Raw data |
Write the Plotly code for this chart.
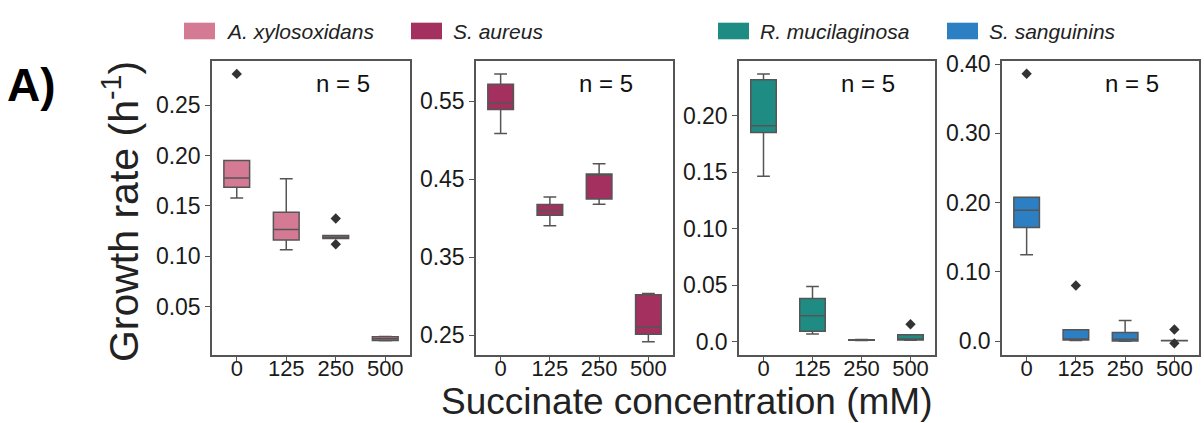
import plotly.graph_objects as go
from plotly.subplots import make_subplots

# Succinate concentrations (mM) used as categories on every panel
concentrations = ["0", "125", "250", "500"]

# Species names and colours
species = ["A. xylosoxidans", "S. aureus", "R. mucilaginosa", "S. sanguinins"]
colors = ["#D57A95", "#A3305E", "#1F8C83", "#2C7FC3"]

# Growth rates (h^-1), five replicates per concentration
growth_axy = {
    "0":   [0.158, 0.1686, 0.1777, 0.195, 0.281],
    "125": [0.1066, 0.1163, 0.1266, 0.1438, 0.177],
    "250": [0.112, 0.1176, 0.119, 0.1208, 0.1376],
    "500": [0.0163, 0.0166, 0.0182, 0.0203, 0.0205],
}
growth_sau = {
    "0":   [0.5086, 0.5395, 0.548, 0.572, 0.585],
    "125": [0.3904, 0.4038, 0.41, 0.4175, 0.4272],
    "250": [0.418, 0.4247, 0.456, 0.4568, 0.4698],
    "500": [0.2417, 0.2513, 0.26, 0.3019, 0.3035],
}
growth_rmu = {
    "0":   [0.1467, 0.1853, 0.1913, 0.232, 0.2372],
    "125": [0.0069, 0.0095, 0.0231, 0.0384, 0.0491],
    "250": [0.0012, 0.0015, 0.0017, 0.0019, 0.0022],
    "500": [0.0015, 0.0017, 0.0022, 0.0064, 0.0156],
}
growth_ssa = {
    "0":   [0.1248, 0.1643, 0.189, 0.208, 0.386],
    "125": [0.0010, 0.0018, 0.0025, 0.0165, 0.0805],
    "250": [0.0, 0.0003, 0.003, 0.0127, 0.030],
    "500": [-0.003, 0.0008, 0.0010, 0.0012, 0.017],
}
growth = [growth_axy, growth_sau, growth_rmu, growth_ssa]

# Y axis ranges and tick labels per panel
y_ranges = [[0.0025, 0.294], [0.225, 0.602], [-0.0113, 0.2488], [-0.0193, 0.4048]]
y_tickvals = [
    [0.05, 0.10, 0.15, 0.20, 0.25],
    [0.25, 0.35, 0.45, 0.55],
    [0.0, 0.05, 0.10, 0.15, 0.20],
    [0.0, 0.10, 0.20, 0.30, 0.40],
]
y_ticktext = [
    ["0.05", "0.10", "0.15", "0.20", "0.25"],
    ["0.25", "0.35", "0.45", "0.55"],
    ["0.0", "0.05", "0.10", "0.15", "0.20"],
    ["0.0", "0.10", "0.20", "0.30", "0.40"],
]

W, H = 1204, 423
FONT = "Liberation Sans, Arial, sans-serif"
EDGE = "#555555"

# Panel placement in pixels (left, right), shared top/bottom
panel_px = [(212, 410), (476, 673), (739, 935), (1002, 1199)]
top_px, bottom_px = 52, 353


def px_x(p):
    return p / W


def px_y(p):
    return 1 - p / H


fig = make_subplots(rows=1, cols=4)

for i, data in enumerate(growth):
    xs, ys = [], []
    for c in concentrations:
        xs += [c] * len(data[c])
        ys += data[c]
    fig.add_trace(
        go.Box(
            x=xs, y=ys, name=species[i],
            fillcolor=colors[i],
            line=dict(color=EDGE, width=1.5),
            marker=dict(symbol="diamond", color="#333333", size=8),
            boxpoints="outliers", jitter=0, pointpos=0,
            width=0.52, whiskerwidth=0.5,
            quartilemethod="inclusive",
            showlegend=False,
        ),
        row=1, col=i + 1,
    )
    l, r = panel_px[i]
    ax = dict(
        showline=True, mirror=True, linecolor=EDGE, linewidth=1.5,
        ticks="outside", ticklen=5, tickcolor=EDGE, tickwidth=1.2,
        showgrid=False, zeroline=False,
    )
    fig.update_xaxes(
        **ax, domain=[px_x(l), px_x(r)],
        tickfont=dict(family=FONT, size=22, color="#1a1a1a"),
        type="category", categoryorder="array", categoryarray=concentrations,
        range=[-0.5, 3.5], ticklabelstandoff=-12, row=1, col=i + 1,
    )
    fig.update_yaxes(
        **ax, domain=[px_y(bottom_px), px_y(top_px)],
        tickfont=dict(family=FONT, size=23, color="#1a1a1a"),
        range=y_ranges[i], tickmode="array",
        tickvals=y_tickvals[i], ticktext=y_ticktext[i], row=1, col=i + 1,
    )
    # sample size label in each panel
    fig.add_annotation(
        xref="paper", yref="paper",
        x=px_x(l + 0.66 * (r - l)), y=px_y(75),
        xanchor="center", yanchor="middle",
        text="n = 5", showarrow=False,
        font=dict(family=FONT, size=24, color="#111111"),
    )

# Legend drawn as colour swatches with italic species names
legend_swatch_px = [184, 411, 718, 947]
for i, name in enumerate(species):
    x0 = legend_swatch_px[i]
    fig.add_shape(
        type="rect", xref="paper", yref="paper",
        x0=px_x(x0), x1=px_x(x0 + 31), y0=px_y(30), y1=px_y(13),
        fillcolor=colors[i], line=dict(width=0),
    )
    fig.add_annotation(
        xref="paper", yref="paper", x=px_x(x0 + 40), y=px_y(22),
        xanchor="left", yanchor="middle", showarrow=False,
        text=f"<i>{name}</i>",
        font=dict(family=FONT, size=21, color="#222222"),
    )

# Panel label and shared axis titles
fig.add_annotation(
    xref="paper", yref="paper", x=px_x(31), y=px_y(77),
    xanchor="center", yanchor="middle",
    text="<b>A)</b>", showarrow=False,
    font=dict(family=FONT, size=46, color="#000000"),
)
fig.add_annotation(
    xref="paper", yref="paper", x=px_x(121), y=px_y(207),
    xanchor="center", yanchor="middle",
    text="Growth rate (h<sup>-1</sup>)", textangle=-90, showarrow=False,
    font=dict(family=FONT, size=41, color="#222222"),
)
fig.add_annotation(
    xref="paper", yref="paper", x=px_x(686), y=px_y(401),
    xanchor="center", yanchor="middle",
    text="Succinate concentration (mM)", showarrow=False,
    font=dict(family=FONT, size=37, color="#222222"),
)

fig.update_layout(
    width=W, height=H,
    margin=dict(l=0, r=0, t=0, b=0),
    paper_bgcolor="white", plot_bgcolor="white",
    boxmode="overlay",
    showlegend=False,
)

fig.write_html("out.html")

Exercise brief |
Repeat the full listing above exactly, with no pictures in the copy.

Solution below |
Write the Plotly code for this chart.
import plotly.graph_objects as go
from plotly.subplots import make_subplots

# Succinate concentrations (mM) used as categories on every panel
concentrations = ["0", "125", "250", "500"]

# Species names and colours
species = ["A. xylosoxidans", "S. aureus", "R. mucilaginosa", "S. sanguinins"]
colors = ["#D57A95", "#A3305E", "#1F8C83", "#2C7FC3"]

# Growth rates (h^-1), five replicates per concentration
growth_axy = {
    "0":   [0.158, 0.1686, 0.1777, 0.195, 0.281],
    "125": [0.1066, 0.1163, 0.1266, 0.1438, 0.177],
    "250": [0.112, 0.1176, 0.119, 0.1208, 0.1376],
    "500": [0.0163, 0.0166, 0.0182, 0.0203, 0.0205],
}
growth_sau = {
    "0":   [0.5086, 0.5395, 0.548, 0.572, 0.585],
    "125": [0.3904, 0.4038, 0.41, 0.4175, 0.4272],
    "250": [0.418, 0.4247, 0.456, 0.4568, 0.4698],
    "500": [0.2417, 0.2513, 0.26, 0.3019, 0.3035],
}
growth_rmu = {
    "0":   [0.1467, 0.1853, 0.1913, 0.232, 0.2372],
    "125": [0.0069, 0.0095, 0.0231, 0.0384, 0.0491],
    "250": [0.0012, 0.0015, 0.0017, 0.0019, 0.0022],
    "500": [0.0015, 0.0017, 0.0022, 0.0064, 0.0156],
}
growth_ssa = {
    "0":   [0.1248, 0.1643, 0.189, 0.208, 0.386],
    "125": [0.0010, 0.0018, 0.0025, 0.0165, 0.0805],
    "250": [0.0, 0.0003, 0.003, 0.0127, 0.030],
    "500": [-0.003, 0.0008, 0.0010, 0.0012, 0.017],
}
growth = [growth_axy, growth_sau, growth_rmu, growth_ssa]

# Y axis ranges and tick labels per panel
y_ranges = [[0.0025, 0.294], [0.225, 0.602], [-0.0113, 0.2488], [-0.0193, 0.4048]]
y_tickvals = [
    [0.05, 0.10, 0.15, 0.20, 0.25],
    [0.25, 0.35, 0.45, 0.55],
    [0.0, 0.05, 0.10, 0.15, 0.20],
    [0.0, 0.10, 0.20, 0.30, 0.40],
]
y_ticktext = [
    ["0.05", "0.10", "0.15", "0.20", "0.25"],
    ["0.25", "0.35", "0.45", "0.55"],
    ["0.0", "0.05", "0.10", "0.15", "0.20"],
    ["0.0", "0.10", "0.20", "0.30", "0.40"],
]

W, H = 1204, 423
FONT = "Liberation Sans, Arial, sans-serif"
EDGE = "#555555"

# Panel placement in pixels (left, right), shared top/bottom
panel_px = [(212, 410), (476, 673), (739, 935), (1002, 1199)]
top_px, bottom_px = 52, 353


def px_x(p):
    return p / W


def px_y(p):
    return 1 - p / H


fig = make_subplots(rows=1, cols=4)

for i, data in enumerate(growth):
    xs, ys = [], []
    for c in concentrations:
        xs += [c] * len(data[c])
        ys += data[c]
    fig.add_trace(
        go.Box(
            x=xs, y=ys, name=species[i],
            fillcolor=colors[i],
            line=dict(color=EDGE, width=1.5),
            marker=dict(symbol="diamond", color="#333333", size=8),
            boxpoints="outliers", jitter=0, pointpos=0,
            width=0.52, whiskerwidth=0.5,
            quartilemethod="inclusive",
            showlegend=False,
        ),
        row=1, col=i + 1,
    )
    l, r = panel_px[i]
    ax = dict(
        showline=True, mirror=True, linecolor=EDGE, linewidth=1.5,
        ticks="outside", ticklen=5, tickcolor=EDGE, tickwidth=1.2,
        showgrid=False, zeroline=False,
    )
    fig.update_xaxes(
        **ax, domain=[px_x(l), px_x(r)],
        tickfont=dict(family=FONT, size=22, color="#1a1a1a"),
        type="category", categoryorder="array", categoryarray=concentrations,
        range=[-0.5, 3.5], ticklabelstandoff=-12, row=1, col=i + 1,
    )
    fig.update_yaxes(
        **ax, domain=[px_y(bottom_px), px_y(top_px)],
        tickfont=dict(family=FONT, size=23, color="#1a1a1a"),
        range=y_ranges[i], tickmode="array",
        tickvals=y_tickvals[i], ticktext=y_ticktext[i], row=1, col=i + 1,
    )
    # sample size label in each panel
    fig.add_annotation(
        xref="paper", yref="paper",
        x=px_x(l + 0.66 * (r - l)), y=px_y(75),
        xanchor="center", yanchor="middle",
        text="n = 5", showarrow=False,
        font=dict(family=FONT, size=24, color="#111111"),
    )

# Legend drawn as colour swatches with italic species names
legend_swatch_px = [184, 411, 718, 947]
for i, name in enumerate(species):
    x0 = legend_swatch_px[i]
    fig.add_shape(
        type="rect", xref="paper", yref="paper",
        x0=px_x(x0), x1=px_x(x0 + 31), y0=px_y(30), y1=px_y(13),
        fillcolor=colors[i], line=dict(width=0),
    )
    fig.add_annotation(
        xref="paper", yref="paper", x=px_x(x0 + 40), y=px_y(22),
        xanchor="left", yanchor="middle", showarrow=False,
        text=f"<i>{name}</i>",
        font=dict(family=FONT, size=21, color="#222222"),
    )

# Panel label and shared axis titles
fig.add_annotation(
    xref="paper", yref="paper", x=px_x(31), y=px_y(77),
    xanchor="center", yanchor="middle",
    text="<b>A)</b>", showarrow=False,
    font=dict(family=FONT, size=46, color="#000000"),
)
fig.add_annotation(
    xref="paper", yref="paper", x=px_x(121), y=px_y(207),
    xanchor="center", yanchor="middle",
    text="Growth rate (h<sup>-1</sup>)", textangle=-90, showarrow=False,
    font=dict(family=FONT, size=41, color="#222222"),
)
fig.add_annotation(
    xref="paper", yref="paper", x=px_x(686), y=px_y(401),
    xanchor="center", yanchor="middle",
    text="Succinate concentration (mM)", showarrow=False,
    font=dict(family=FONT, size=37, color="#222222"),
)

fig.update_layout(
    width=W, height=H,
    margin=dict(l=0, r=0, t=0, b=0),
    paper_bgcolor="white", plot_bgcolor="white",
    boxmode="overlay",
    showlegend=False,
)

fig.write_html("out.html")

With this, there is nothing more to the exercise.